University News Last updated 22 December 2016
There is an administrative defect in the British Criminal Justice System when it comes to understanding organised crime, an academic at Birmingham City University has warned.
It comes as a new study from the institution focuses on the overlooked and under-researched correlation between organised crime and murder.
Currently, there is no discrete offence category for organised crime, which therefore means that there is no set definition. While the Serious Crime Act 2015 considers organised crime groups, it only provides vague descriptions of ‘participation’.
Because of an administrative flaw, organised crime groups and urban street gangs are considered ‘separate’ and ‘unrelated’, when in reality they often operate hand in hand.
The new study by PhD Researcher Mohammed Rahman from Birmingham City University’s Centre for Applied Criminology (CAC) argues that some members of organised crime groups start in youth gangs, before making the leap into criminal enterprise and governance. With this leap comes the unavoidable world of violence, including fatal violence.
2003 Aston New Year Shootings
To understand the relationship between organised crime and fatal violence, the 2003 Aston New Year Shootings in Birmingham were used as a case study.

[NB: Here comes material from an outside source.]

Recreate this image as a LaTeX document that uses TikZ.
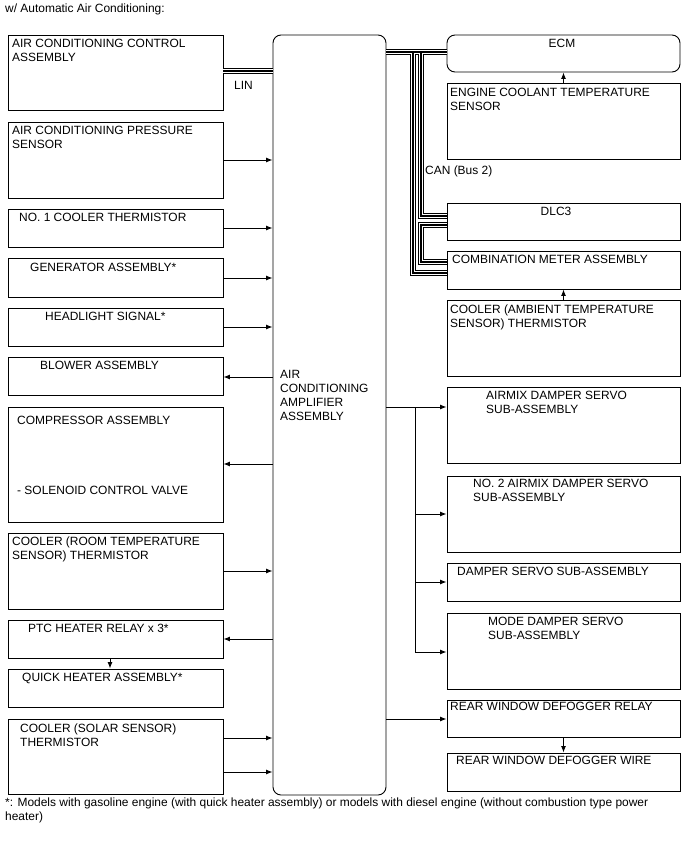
\documentclass[tikz,border=0pt]{standalone}
\usepackage{fontspec}
\setmainfont{Liberation Sans}
\usetikzlibrary{arrows.meta,fit}
\begin{document}
\begin{tikzpicture}[x=1bp,y=-1bp,
  box/.style={draw=black,line width=0.9bp,inner sep=0pt},
  rbox/.style={box,rounded corners=8bp},
  lbl/.style={anchor=base west,inner sep=0pt,font=\fontsize{12}{14}\selectfont},
  arr/.style={line width=1bp,-{Latex[length=6.5bp,width=5bp]}},
]
\useasboundingbox (0,0) rectangle (688,852);
\fill[white] (0,0) rectangle (688,852);
\newcommand\bx[6][box]{\node[#1,fit={(#3,#4) (#5,#6)}] (#2) {};}
\newcommand\lb[4]{\node[lbl] (#1) at (#2,#3) {#4};}
% left column
\bx{b1}{8}{35}{223}{110}
\bx{b2}{8}{122}{223}{198}
\bx{b3}{8}{209}{223}{247}
\bx{b4}{8}{258}{223}{297}
\bx{b5}{8}{308}{223}{346}
\bx{b6}{8}{357}{223}{395}
\bx{b7}{8}{407}{223}{522}
\bx{b8}{8}{533}{223}{609}
\bx{b9}{8}{620}{223}{658}
\bx{b10}{8}{669}{223}{707}
\bx{b11}{8}{719}{223}{794}
% amplifier
\bx[rbox]{amp}{273}{35}{386}{795}
% right column
\bx[rbox]{ecm}{447}{35}{680}{72}
\bx{ect}{447}{83}{680}{159}
\bx{dlc}{447}{203}{680}{240}
\bx{combo}{447}{251}{680}{289}
\bx{amb}{447}{300}{680}{376}
\bx{airmix}{447}{387}{680}{463}
\bx{no2}{447}{476}{680}{552}
\bx{ds}{447}{563}{680}{601}
\bx{mode}{447}{613}{680}{689}
\bx{relay}{447}{700}{680}{737}
\bx{wire}{447}{753}{680}{791}
% labels
\lb{title}{5}{12}{w/ Automatic Air Conditioning:}
\lb{t1a}{12}{47}{AIR CONDITIONING CONTROL}
\lb{t1b}{12}{61}{ASSEMBLY}
\lb{t2a}{12}{134}{AIR CONDITIONING PRESSURE}
\lb{t2b}{12}{148}{SENSOR}
\lb{t3}{19}{221}{NO. 1 COOLER THERMISTOR}
\lb{t4}{30}{271}{GENERATOR ASSEMBLY*}
\lb{t5}{45}{320}{HEADLIGHT SIGNAL*}
\lb{t6}{40}{369}{BLOWER ASSEMBLY}
\lb{t7a}{17}{424}{COMPRESSOR ASSEMBLY}
\lb{t7b}{17}{494}{- SOLENOID CONTROL VALVE}
\lb{t8a}{12}{545}{COOLER (ROOM TEMPERATURE}
\lb{t8b}{12}{559}{SENSOR) THERMISTOR}
\lb{t9}{28}{632}{PTC HEATER RELAY x 3*}
\lb{t10}{22}{681}{QUICK HEATER ASSEMBLY*}
\lb{t11a}{20}{732}{COOLER (SOLAR SENSOR)}
\lb{t11b}{20}{746}{THERMISTOR}
\lb{ta1}{280}{378}{AIR}
\lb{ta2}{280}{392}{CONDITIONING}
\lb{ta3}{280}{406}{AMPLIFIER}
\lb{ta4}{280}{420}{ASSEMBLY}
\node[lbl,anchor=base] (tecm) at (562,47) {ECM};
\lb{tecta}{450}{96}{ENGINE COOLANT TEMPERATURE}
\lb{tectb}{450}{110}{SENSOR}
\lb{tcan}{425}{174}{CAN (Bus 2)}
\node[lbl,anchor=base] (tdlc) at (556,215) {DLC3};
\lb{tcombo}{452}{263}{COMBINATION METER ASSEMBLY}
\lb{tamba}{450}{313}{COOLER (AMBIENT TEMPERATURE}
\lb{tambb}{450}{327}{SENSOR) THERMISTOR}
\lb{tairmixa}{486}{399}{AIRMIX DAMPER SERVO}
\lb{tairmixb}{486}{413}{SUB-ASSEMBLY}
\lb{tno2a}{473}{487}{NO. 2 AIRMIX DAMPER SERVO}
\lb{tno2b}{473}{501}{SUB-ASSEMBLY}
\lb{tds}{457}{575}{DAMPER SERVO SUB-ASSEMBLY}
\lb{tmodea}{488}{625}{MODE DAMPER SERVO}
\lb{tmodeb}{488}{639}{SUB-ASSEMBLY}
\lb{trelay}{450}{710}{REAR WINDOW DEFOGGER RELAY}
\lb{twire}{456}{764}{REAR WINDOW DEFOGGER WIRE}
\lb{tlin}{234}{89}{LIN}
\lb{tfna}{5}{806}{*: Models with gasoline engine (with quick heater assembly) or models with diesel engine (without combustion type power}
\lb{tfnb}{5}{820}{heater)}
% buses (LIN and CAN)
\coordinate (j1) at (413,52);
\coordinate (j2) at (421,52);
\foreach \w/\c in {6/black,3.6/white,1.3/black}
  \draw[line width=\w bp,\c]
    (b1.east |- 0,71) -- (amp.west |- 0,71)
    (amp.east |- 0,52) -- (ecm.west |- 0,52)
    (j1) -- (413,273) -- (combo.west |- 0,273)
    (j2) -- (421,216) -- (dlc.west |- 0,216)
    (dlc.west |- 0,225) -- (421,225) -- (421,262) -- (combo.west |- 0,262);
% left arrows
\draw[arr] (b2.east |- 0,160) -- (amp.west |- 0,160);
\draw[arr] (b3.east |- 0,228) -- (amp.west |- 0,228);
\draw[arr] (b4.east |- 0,278) -- (amp.west |- 0,278);
\draw[arr] (b5.east |- 0,327) -- (amp.west |- 0,327);
\draw[arr] (amp.west |- 0,377) -- (b6.east |- 0,377);
\draw[arr] (amp.west |- 0,464) -- (b7.east |- 0,464);
\draw[arr] (b8.east |- 0,571) -- (amp.west |- 0,571);
\draw[arr] (amp.west |- 0,639) -- (b9.east |- 0,639);
\draw[arr] (b9.south -| 110,0) -- (b10.north -| 110,0);
\draw[arr] (b11.east |- 0,738) -- (amp.west |- 0,738);
\draw[arr] (b11.east |- 0,772) -- (amp.west |- 0,772);
% right arrows
\draw[arr] (ect.north) -- (ecm.south);
\draw[arr] (amb.north) -- (combo.south);
\coordinate (br) at (415,407);
\draw[arr] (amp.east |- 0,407) -- (airmix.west |- 0,407);
\draw[line width=1bp] (br) -- (415,652);
\draw[arr] (br |- 0,514) -- (no2.west |- 0,514);
\draw[arr] (br |- 0,582) -- (ds.west |- 0,582);
\draw[arr] (br |- 0,652) -- (mode.west |- 0,652);
\draw[arr] (amp.east |- 0,719) -- (relay.west |- 0,719);
\draw[arr] (relay.south) -- (wire.north);
\end{tikzpicture}
\end{document}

The research, entitled ‘Understanding Organised Crime and Fatal Violence in Birmingham: A Case Study of the 2003 New Year Shootings’, marks the first time there has been an academic study on the events that led to the murder of Letisha Shakespeare and Charlene Ellis, as well as the two organised criminal fraternities involved; the Burger Bar Boys and the Johnson Crew.
Prior to the fatal incident, there were many high-profile murders in Birmingham as a result of organised criminality between the two groups, and the media often covered those incidents as ‘tit for tat’ violence.

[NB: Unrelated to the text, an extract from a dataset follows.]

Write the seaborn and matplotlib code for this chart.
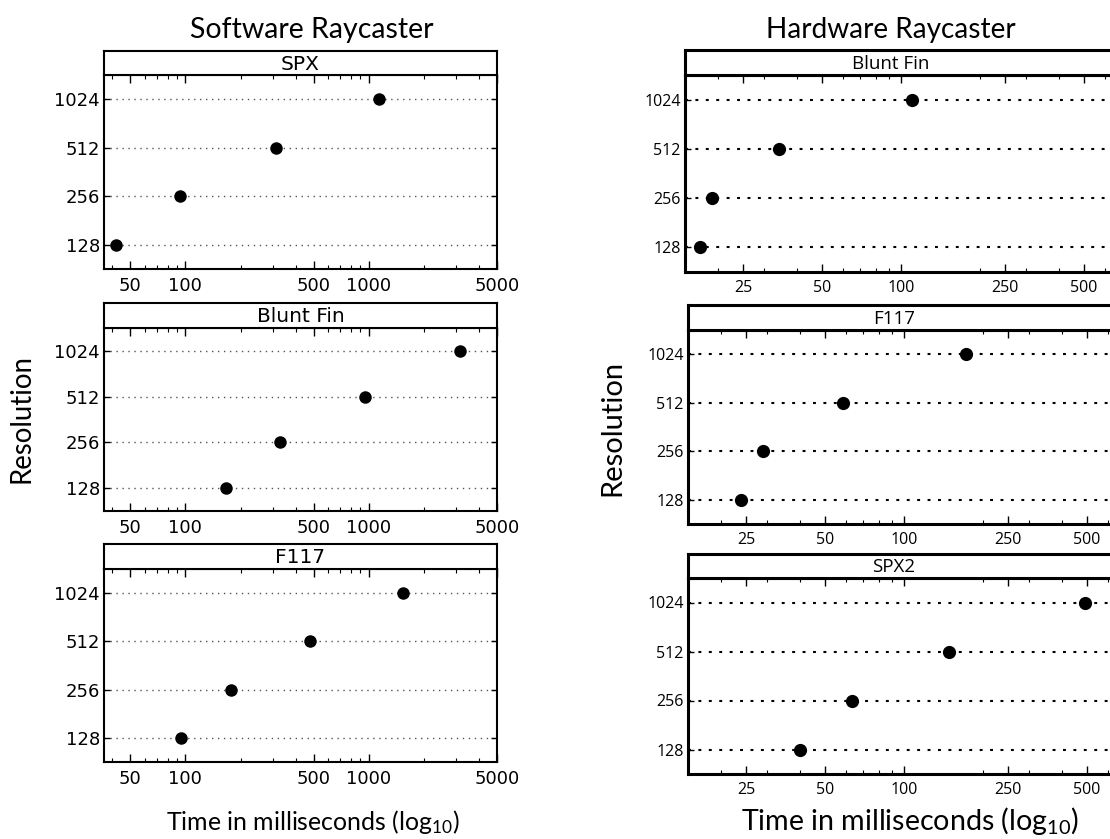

However, the new research showcases them as organised crime groups which operated within a criminal entrepreneurship standpoint, and therefore enforced lethal practice as a means of maintaining and advancing their criminal enterprises.

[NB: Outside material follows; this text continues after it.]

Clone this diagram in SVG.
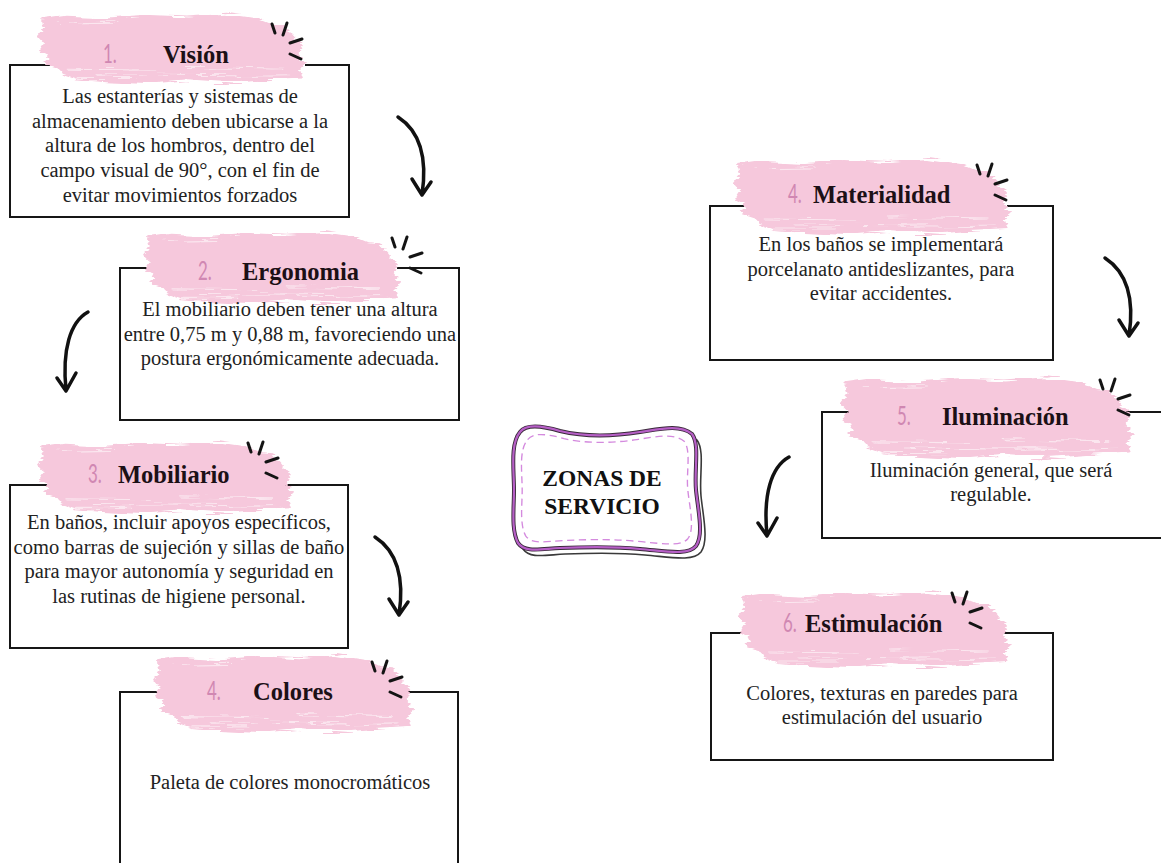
<svg xmlns="http://www.w3.org/2000/svg" xmlns:xlink="http://www.w3.org/1999/xlink" width="1161" height="863" viewBox="0 0 1161 863">
<style>
.box{fill:none;stroke:#161616;stroke-width:2}
.body{font-family:"Liberation Serif","Times New Roman",serif;font-size:20.5px;fill:#222;text-anchor:middle}
.title{font-family:"Liberation Serif","Times New Roman",serif;font-size:24.5px;font-weight:bold;fill:#1c1016}
.num{font-family:Lato,"Open Sans","DejaVu Sans",sans-serif;font-size:26px;font-weight:400;fill:#d087b2}
.brush{fill:#f6c8dc}
.streak{fill:none;stroke:#ffffff;stroke-opacity:0.55;stroke-width:1.2}
.spark{fill:none;stroke:#141414;stroke-width:3;stroke-linecap:round}
.arrow{fill:none;stroke:#111;stroke-width:3.5;stroke-linecap:round;stroke-linejoin:round}
.badge-t{font-family:"Liberation Serif","Times New Roman",serif;font-size:23.5px;font-weight:bold;fill:#111;text-anchor:middle}
</style>
<defs>
<filter id="rough" x="-5%" y="-15%" width="110%" height="130%">
<feTurbulence type="fractalNoise" baseFrequency="0.03 0.35" numOctaves="2" seed="4" result="n"/>
<feDisplacementMap in="SourceGraphic" in2="n" scale="9" xChannelSelector="R" yChannelSelector="G"/>
</filter>
<g id="brush">
<path class="brush" d="M3,8 L30,4 L70,6 L110,3 L150,5 L190,2 L222,7 L236,13 L248,14 L255,22 L261,29 L268,38 L263,46 L270,55 L265,63 L268,72 L230,74 L190,77 L150,74 L110,78 L70,76 L40,73 L26,68 L20,60 L8,56 L12,48 L2,42 L7,34 L0,26 L6,18 Z"/>
<path class="streak" d="M30,62 L120,63 M60,68 L200,69 M150,60 L250,62 M40,72 L100,72 M20,12 L80,11 M200,70 L255,69"/>
</g>
<g id="spark">
<path d="M0,0 L3,9 M11,11 L15,-1 M18,19 L30,15 M18,30 L29,35"/>
</g>
<g id="arrowR">
<path d="M398,117 C418,130 428,155 422,195 M412,179 L422,195 L431,182"/>
</g>
<g id="arrowL">
<path d="M88,312 C70,322 62,350 66,390 M57,378 L66,391 L76,373"/>
</g>
<path id="blob" d="M520,432 C526,424 540,425 560,431 C585,437 615,436 640,432 C660,429 680,424 692,434 C700,445 694,470 696,490 C698,510 704,535 696,546 C688,556 665,551 640,549 C610,546 585,547 560,548 C540,549 525,553 518,543 C511,530 514,508 514,490 C514,470 510,444 520,432 Z"/>
</defs>
<rect width="1161" height="863" fill="#ffffff"/>

<g id="card1">
<path class="box" d="M53,65 L10,65 L10,217 L349,217 L349,65 L305,65"/>
<use href="#brush" filter="url(#rough)" transform="translate(37,12) scale(0.993,0.923)"/>
<use href="#spark" class="spark" transform="translate(272,24)"/>
<text class="num" transform="translate(103,63) scale(0.65,1)">1.</text>
<text class="title" x="163" y="63">Visión</text>
<text class="body" x="180" y="103">Las estanterías y sistemas de</text>
<text class="body" x="180" y="128">almacenamiento deben ubicarse a la</text>
<text class="body" x="180" y="152">altura de los hombros, dentro del</text>
<text class="body" x="180" y="177">campo visual de 90°, con el fin de</text>
<text class="body" x="180" y="202">evitar movimientos forzados</text>
</g>

<g id="card2">
<path class="box" d="M185,268 L120,268 L120,420 L459,420 L459,268 L397,268"/>
<use href="#brush" filter="url(#rough)" transform="translate(143,230) scale(0.952,0.949)"/>
<use href="#spark" class="spark" transform="translate(392,238)"/>
<text class="num" transform="translate(198,280) scale(0.65,1)">2.</text>
<text class="title" x="242" y="280">Ergonomia</text>
<text class="body" x="290" y="316">El mobiliario deben tener una altura</text>
<text class="body" x="290" y="341">entre 0,75 m y 0,88 m, favoreciendo una</text>
<text class="body" x="290" y="365">postura ergonómicamente adecuada.</text>
</g>

<g id="card3">
<path class="box" d="M53,485 L10,485 L10,648 L348,648 L348,485 L282,485"/>
<use href="#brush" filter="url(#rough)" transform="translate(37,440) scale(0.948,0.949)"/>
<use href="#spark" class="spark" transform="translate(248,443)"/>
<text class="num" transform="translate(88,483) scale(0.65,1)">3.</text>
<text class="title" x="118" y="483">Mobiliario</text>
<text class="body" x="179" y="529">En baños, incluir apoyos específicos,</text>
<text class="body" x="179" y="554">como barras de sujeción y sillas de baño</text>
<text class="body" x="179" y="578">para mayor autonomía y seguridad en</text>
<text class="body" x="179" y="603">las rutinas de higiene personal.</text>
</g>

<g id="card4">
<path class="box" d="M192,692 L120,692 L120,870 M458,870 L458,692 L400,692"/>
<use href="#brush" filter="url(#rough)" transform="translate(153,653) scale(0.963,1.026)"/>
<use href="#spark" class="spark" transform="translate(372,662)"/>
<text class="num" transform="translate(207,700) scale(0.65,1)">4.</text>
<text class="title" x="253" y="700">Colores</text>
<text class="body" x="290" y="789">Paleta de colores monocromáticos</text>
</g>

<g id="card-materialidad">
<path class="box" d="M752,206 L710,206 L710,360 L1053,360 L1053,206 L1007,206"/>
<use href="#brush" filter="url(#rough)" transform="translate(733,157) scale(1.026,1)"/>
<use href="#spark" class="spark" transform="translate(977,165)"/>
<text class="num" transform="translate(788,203) scale(0.65,1)">4.</text>
<text class="title" x="813" y="203">Materialidad</text>
<text class="body" x="881" y="251">En los baños se implementará</text>
<text class="body" x="881" y="276">porcelanato antideslizantes, para</text>
<text class="body" x="881" y="300">evitar accidentes.</text>
</g>

<g id="card5">
<path class="box" d="M883,412 L822,412 L822,538 L1161,538 M1161,412 L1105,412"/>
<use href="#brush" filter="url(#rough)" transform="translate(840,375) scale(1.085,1.077)"/>
<use href="#spark" class="spark" transform="translate(1100,380)"/>
<text class="num" transform="translate(897,425) scale(0.65,1)">5.</text>
<text class="title" x="942" y="425">Iluminación</text>
<text class="body" x="991" y="477">Iluminación general, que será</text>
<text class="body" x="991" y="501">regulable.</text>
</g>

<g id="card6">
<path class="box" d="M755,633 L711,633 L711,760 L1053,760 L1053,633 L987,633"/>
<use href="#brush" filter="url(#rough)" transform="translate(738,590) scale(1.007,1)"/>
<use href="#spark" class="spark" transform="translate(952,593)"/>
<text class="num" transform="translate(783,632) scale(0.65,1)">6.</text>
<text class="title" x="805" y="632">Estimulación</text>
<text class="body" x="882" y="700">Colores, texturas en paredes para</text>
<text class="body" x="882" y="724">estimulación del usuario</text>
</g>

<g id="center-badge">
<use href="#blob" transform="translate(5,6)" fill="#fff" stroke="#3a3a3a" stroke-width="1.6"/>
<use href="#blob" fill="#fff" stroke="#3a2a3a" stroke-width="4"/>
<use href="#blob" fill="none" stroke="#b65fc6" stroke-width="2.2"/>
<use href="#blob" fill="none" stroke="#d48ade" stroke-width="1.5" stroke-dasharray="8 5" transform="translate(605,490) scale(0.91,0.87) translate(-605,-490)"/>
<text class="badge-t" x="602" y="486">ZONAS DE</text>
<text class="badge-t" x="602" y="514">SERVICIO</text>
</g>

<g id="connectors" class="arrow">
<use href="#arrowR"/>
<use href="#arrowL"/>
<use href="#arrowR" transform="translate(-23,420)"/>
<use href="#arrowR" transform="translate(707,141)"/>
<use href="#arrowL" transform="translate(701,145)"/>
</g>
</svg>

As Mohammed’s study points out, for these firms, it was not just about ‘being masculine’, but it was also about ‘doing masculinity’, and this type of masculinity was often achieved in the context of violence and fatal violence.
Mohammed Rahman said:
“Fatal violence within organised criminality is a masculine affair. When the masculinity, collective identity and legitimacy of a gang member is challenged, the need for lethal practice often becomes mandatory and revenge-based murder is obligatory.”
Birmingham's criminal underworld
To fully understand the relationship between organised crime and fatal violence, Mohammed spent time with members of Birmingham’s criminal underworld – including former members of the Burger Bar Boys.
‘Ali’ was an ‘enforcer’ in Birmingham’s underworld during the 1990s. He told Mohammed:
“You know the saying, an eye for an eye, makes two blind. Well some people don’t see it like that. I’m just saying, if my brother got (sic) killed, I wouldn’t be waiting on no (sic) police to find his killer. I’d take things into my own hands. It’s just how it is.”
Mohammed also spoke with policeman involved in the case and visited the site of the murders – Uniseven Studio hairdressers – on two occasions.
“My primary investigation of the murder site revealed that it would have been impossible for ‘Mark Brown’ to identify Marcus Ellis in the circumstances that he described in court. This was because I conducted a ‘criminological autopsy’ of the case, which means I visited the crime scene and re-enacted certain events that unfolded on that tragic night.
“I came to the conclusion that it would have been impossible for ‘Mark Brown’ to visually identify Marcus Ellis from the distance he stated in court, as there was insufficient natural and artificial lighting.”
In the case of one of the defendants, Marcus Ellis, the prosecution heavily relied upon the anonymous witness statements of a man referred in court as ‘Mark Brown’. However, a number of disclosures of Brown’s character were made, including that he was a habitual offender and refused to identify Ellis via an identification parade.